Chamado à ação: resistir à censura e proteger os escritores perseguidos
Diante da escalada da repressão, a PEN International apresenta três recomendações urgentes à comunidade internacional:
- Pôr fim aos conflitos armados e proteger os civis e o património cultural.
- Defender escritores perseguidos e garantir a liberdade de expressão.
- Proteger o espaço cívico contra autoritarismo e censura.
A batalha pela liberdade de expressão não pode ser travada apenas nos tribunais e nas ruas.

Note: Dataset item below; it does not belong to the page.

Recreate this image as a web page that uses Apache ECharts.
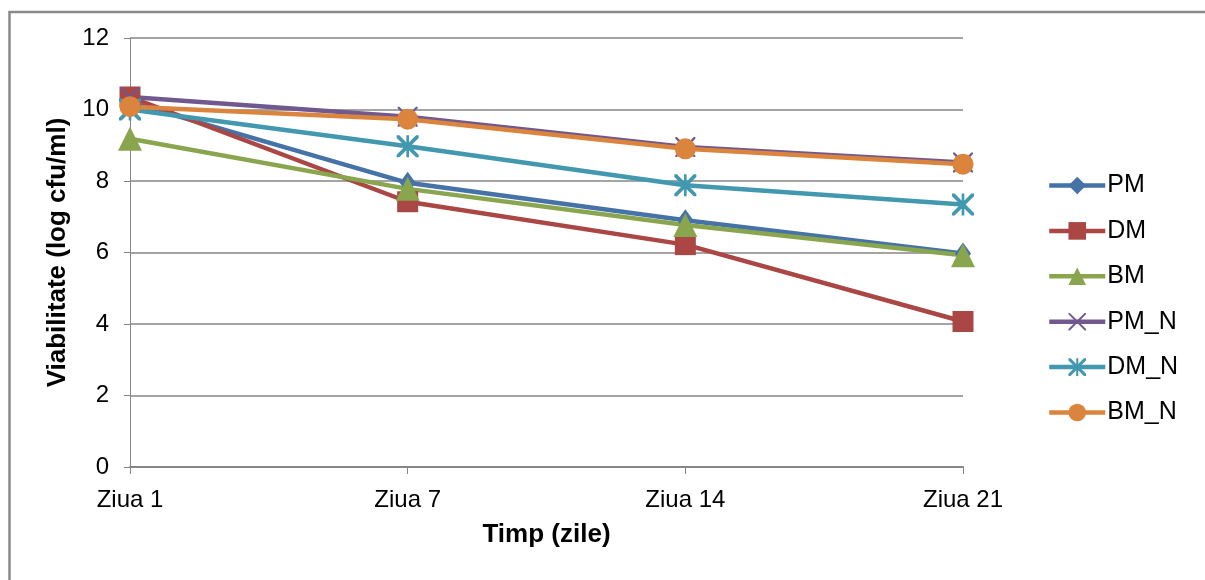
<!DOCTYPE html>
<html>
<head>
<meta charset="utf-8">
<script src="https://cdn.jsdelivr.net/npm/echarts@6/dist/echarts.min.js"></script>
<style>
  html, body { margin: 0; padding: 0; background: #fff; }
  #chart { width: 1205px; height: 580px; }
</style>
</head>
<body>
<div id="chart"></div>
<script>
// Viability over storage time (log cfu/ml)
const days = ['Ziua 1', 'Ziua 7', 'Ziua 14', 'Ziua 21'];

const pm   = [10.2, 7.95, 6.9, 5.97];
const dm   = [10.35, 7.42, 6.22, 4.07];
const bm   = [9.18, 7.78, 6.77, 5.92];
const pmN  = [10.35, 9.8, 8.95, 8.52];
const dmN  = [10.0, 8.97, 7.88, 7.34];
const bmN  = [10.08, 9.73, 8.9, 8.47];

const yTicks = { min: 0, max: 12, step: 2 };

const font = '"Liberation Sans", Arial, sans-serif';
const axisGray = '#868686';

// thin X and asterisk markers (filled outlines)
const xPath = 'path://M0,0 L1.6,0 L10,8.4 L18.4,0 L20,0 L20,1.6 L11.6,10 L20,18.4 L20,20 L18.4,20 L10,11.6 L1.6,20 L0,20 L0,18.4 L8.4,10 L0,1.6 Z';
const starPath = 'path://M0,0 L2.4,0 L10,7.6 L17.6,0 L20,0 L20,2.4 L12.4,10 L20,17.6 L20,20 L17.6,20 L10,12.4 L2.4,20 L0,20 L0,17.6 L7.6,10 L0,2.4 Z M8.8,0 L11.2,0 L11.2,20 L8.8,20 Z';

function makeSeries(name, data, color, symbol, size) {
    return {
        name: name,
        type: 'line',
        data: data,
        symbol: symbol,
        symbolSize: size,
        showAllSymbol: true,
        lineStyle: { color: color, width: 4.5 },
        itemStyle: { color: color },
        emphasis: { disabled: true },
        z: 3
    };
}

const chart = echarts.init(document.getElementById('chart'), null, { renderer: 'canvas' });

const option = {
    backgroundColor: '#ffffff',
    animation: false,
    textStyle: { fontFamily: font },
    graphic: [{
        type: 'rect',
        left: 7,
        top: 9.5,
        shape: { width: 1300, height: 700 },
        style: { fill: 'none', stroke: '#8a8a8a', lineWidth: 2.5 },
        silent: true
    }],
    grid: { left: 130, right: 242, top: 38, bottom: 113, containLabel: false },
    legend: {
        orient: 'vertical',
        left: 1047,
        top: 173,
        padding: 0,
        itemWidth: 56,
        itemHeight: 22,
        itemGap: 20.4,
        lineStyle: { width: 4.5 },
        textStyle: { fontFamily: font, fontSize: 25, color: '#000', lineHeight: 24, padding: [0, 0, 0, -3] },
        data: ['PM', 'DM', 'BM', 'PM_N', 'DM_N', 'BM_N']
    },
    xAxis: {
        type: 'category',
        data: days,
        boundaryGap: false,
        name: 'Timp (zile)',
        nameLocation: 'middle',
        nameGap: 55,
        nameTextStyle: { fontFamily: font, fontSize: 26, fontWeight: 'bold', color: '#000' },
        axisLine: { lineStyle: { color: axisGray, width: 2 } },
        axisTick: { alignWithLabel: true, length: 7, lineStyle: { color: axisGray, width: 1 } },
        axisLabel: { fontFamily: font, fontSize: 24, color: '#000', margin: 21 },
        splitLine: { show: false }
    },
    yAxis: {
        type: 'value',
        min: yTicks.min,
        max: yTicks.max,
        interval: yTicks.step,
        name: 'Viabilitate (log cfu/ml)',
        nameLocation: 'middle',
        nameGap: 59,
        nameRotate: 90,
        nameTextStyle: { fontFamily: font, fontSize: 26, fontWeight: 'bold', color: '#000' },
        axisLine: { show: true, lineStyle: { color: axisGray, width: 1 } },
        axisTick: { show: true, length: 6, lineStyle: { color: axisGray, width: 1 } },
        axisLabel: { fontFamily: font, fontSize: 24, color: '#000', margin: 21 },
        splitLine: { lineStyle: { color: axisGray, width: 1.5 } }
    },
    series: [
        makeSeries('PM', pm, '#4572A7', 'diamond', [16, 22]),
        makeSeries('DM', dm, '#AA4643', 'rect', 21),
        makeSeries('BM', bm, '#89A54E', 'triangle', 24),
        makeSeries('PM_N', pmN, '#71588F', xPath, 20),
        makeSeries('DM_N', dmN, '#4198AF', starPath, 22),
        makeSeries('BM_N', bmN, '#DB843D', 'circle', 21)
    ]
};

chart.setOption(option);
</script>
</body>
</html>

Ela deve ser uma luta de todos aqueles que acreditam que as palavras têm o poder de desafiar o opressor, preservar a memória e inspirar mudanças.
Caso destacado: Mahvash Sabet, símbolo da resistência literária
Neste ano, no Dia Mundial da Poesia, a PEN International traz à luz o caso de Mahvash Sabet, poetisa iraniana e membro da minoria Baha’i, que cumpre uma pena de 10 anos de prisão por acusações infundadas de espionagem ligadas às suas crenças religiosas.
Sabet, que continuou a escrever poesia mesmo encarcerada, representa a luta de inúmeros escritores que regimes autoritários tentam silenciar. A PEN International insta a comunidade global a exigir a sua libertação imediata e incondicional.
A literatura não será silenciada
Enquanto governos autoritários tentam apagar vozes dissidentes e reprimir a liberdade de expressão, a resistência continua. Escritores, jornalistas e intelectuais não podem ser reduzidos ao silêncio. A censura pode arrancar páginas, mas jamais poderá erradicar ideias.